Performance Patterns
Caching Strategy:
Client → CloudFront (edge cache)
→ API Gateway
→ Lambda
→ ElastiCache (data cache)
→ DynamoDB/RDS
Database Selection:
| Use Case | Recommended Service |
|---|---|
| Relational, complex queries | RDS (PostgreSQL/MySQL) |
| High throughput, simple queries | DynamoDB |
| Graph relationships | Neptune |
| Search and analytics | OpenSearch |
| Time-series data | Timestream |
| In-memory cache | ElastiCache (Redis/Memcached) |
Performance Checklist
- Right-sized compute instances (not over-provisioned)
- Content delivery through CloudFront
- Database read replicas for read-heavy workloads
- Caching layer (ElastiCache, DAX, CloudFront)

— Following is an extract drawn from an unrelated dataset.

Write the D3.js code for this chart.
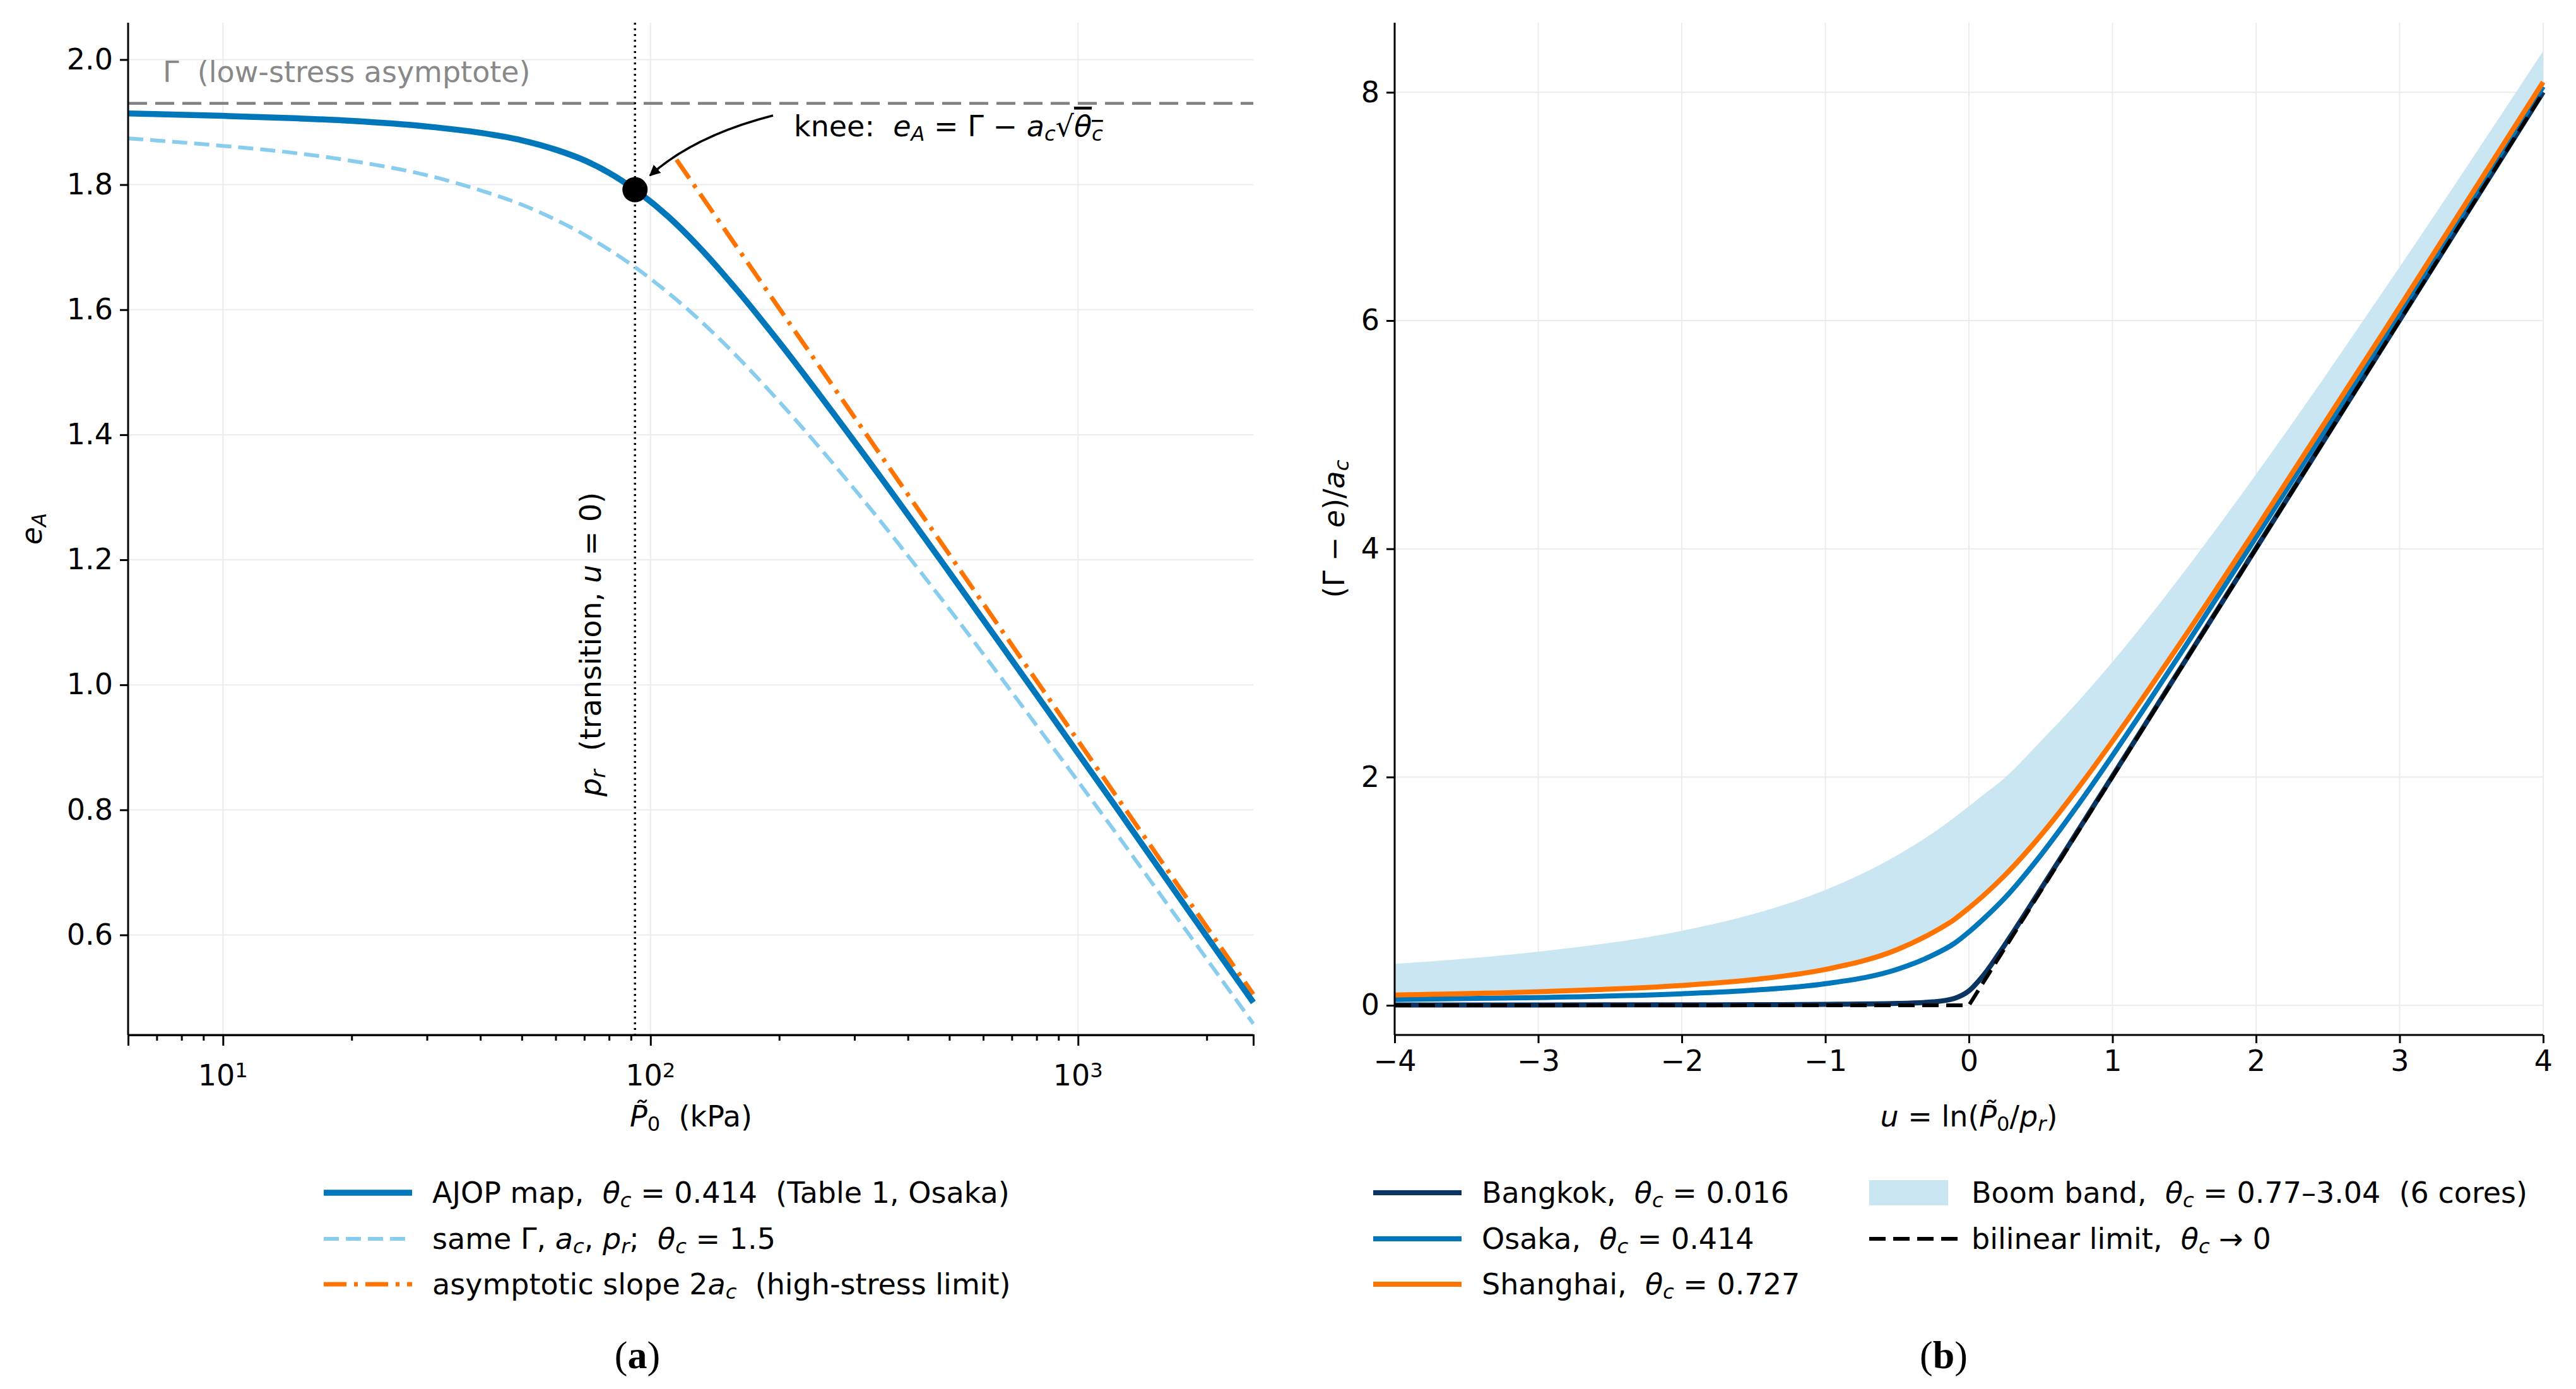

- Asynchronous processing with SQS/SNS/EventBridge
- Auto Scaling configured appropriately
- Database indexes optimized
- Monitoring with CloudWatch and X-Ray
- Regular performance testing under load
Pillar 5: Cost Optimization
Goal: Run systems to deliver business value at lowest price point.
Design Principles
- Implement cloud financial management
- Adopt consumption model
- Measure overall efficiency
- Stop spending on undifferentiated heavy lifting
- Analyze and attribute expenditure
Key Areas
Practice Cloud Financial Management:
- Cost allocation tags implemented?
- Budgets and alerts configured?
Expenditure and Usage Awareness:
- How do you govern usage?
- Cost Explorer and AWS Budgets configured?
Cost-Effective Resources:
- How do you evaluate cost when selecting services?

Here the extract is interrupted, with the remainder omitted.